Matrix continued fractions

Question

I am aware of the classical continued fraction in the field of real numbers, but recently I have come across the term matrix continued fraction and when I checked on the internet there are varieties of definition for the same and I am interested in exploring this direction further for my research.

I have the following questions.

1. What are some papers where I can start with?

2. What are some branches of Mathematics where these continued fractions are applied?

Thanks for your time. Have a good day.

Answer 1

The following is essentially a contribution to point 2. Non-commutative (which can be specialized to matrices or scalars) continued fraction are used in enumeration and language theories. Two examples : Dyck and Motzkin paths.

These are two lattice paths drawn on $\mathbb{N}^2$ (the first quarter-plane).

Dyck Paths Steps are $a=(1,1)$ (north-east step) and $b=(1,-1)$ (south-east step) Dyck paths are defined as paths that

1. start at $(0,0)$
2. end at $(0,2n)$ (for some $n$)
3. always stand above the $x$-axis

They can be coded by words $w$ (Dyck words) in the alphabet $\{a,b\}$ such that, if $w=uv$ one has $|u|_a\geq |u|_b$ (the path is always in $\mathbb{N}^2$) and, at the end $|w|_a=|w|_b$ (it returns to the $x$-axis). In what preceeds $|u|_a$ (resp. $|u|_b$) stand for the number of occurences of $a$ (resp. $b$) in the word $u$.

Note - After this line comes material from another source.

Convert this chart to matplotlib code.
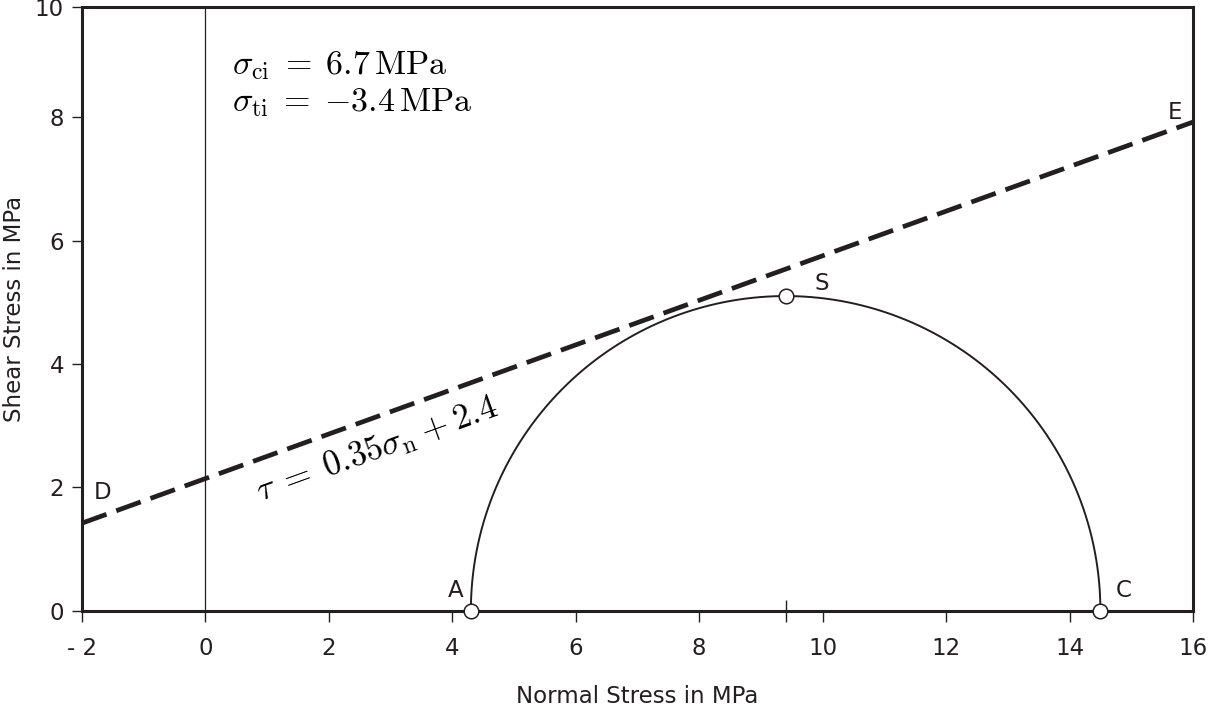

Let $D$ be the set of Dyck words. It can be shown that it is a free monoid with alphabet (irreducible Dyck) $A$ (the paths which return to the $x$-axis only at the end). Indentifying them with their characteristic series $$ D=\sum_{w\atop\small{Dyck\ word}}\,w\ ; A=\sum_{w\atop\small{Irreducible\ Dyck\ word}}\,w $$ (computed in $\mathbb{Z}\langle\langle a,b\rangle\rangle$) one has $A=aDb$ and $D=(1-A)^{-1}$, then
$$ A=a(1-A)^{-1}b=a\frac{1}{1-A}b=a\frac{1}{1-a\frac{1}{1-A}b}b=a\frac{1}{1-a\frac{1}{1-a\frac{1}{1-A}b}b}b=\ldots $$ with suitable structures, one can show that this continued fraction converges.

Motzkin Paths Similarly, but with steps are $a=(1,1)$ (north-east step), $c=(1,0)$ (east step, i.e. constant) $b=(1,-1)$ (south-east step) Motzkin paths are defined as paths that

1. start at $(0,0)$
2. end at $(0,n)$ (for some $n$)
3. always stand above the $x$-axis

They are coded by Motzkin words which form again a free monoid $M$ with alphabet, say $B$ of (irreducible Motzkin words). One has $B=(c+aMb)$ and $M=(1-B)^{-1}$ thus $$ B=c+aMb=c+a\frac{1}{(1-B)}b=\ldots $$ Hope this helps. Do not hesitate to interact.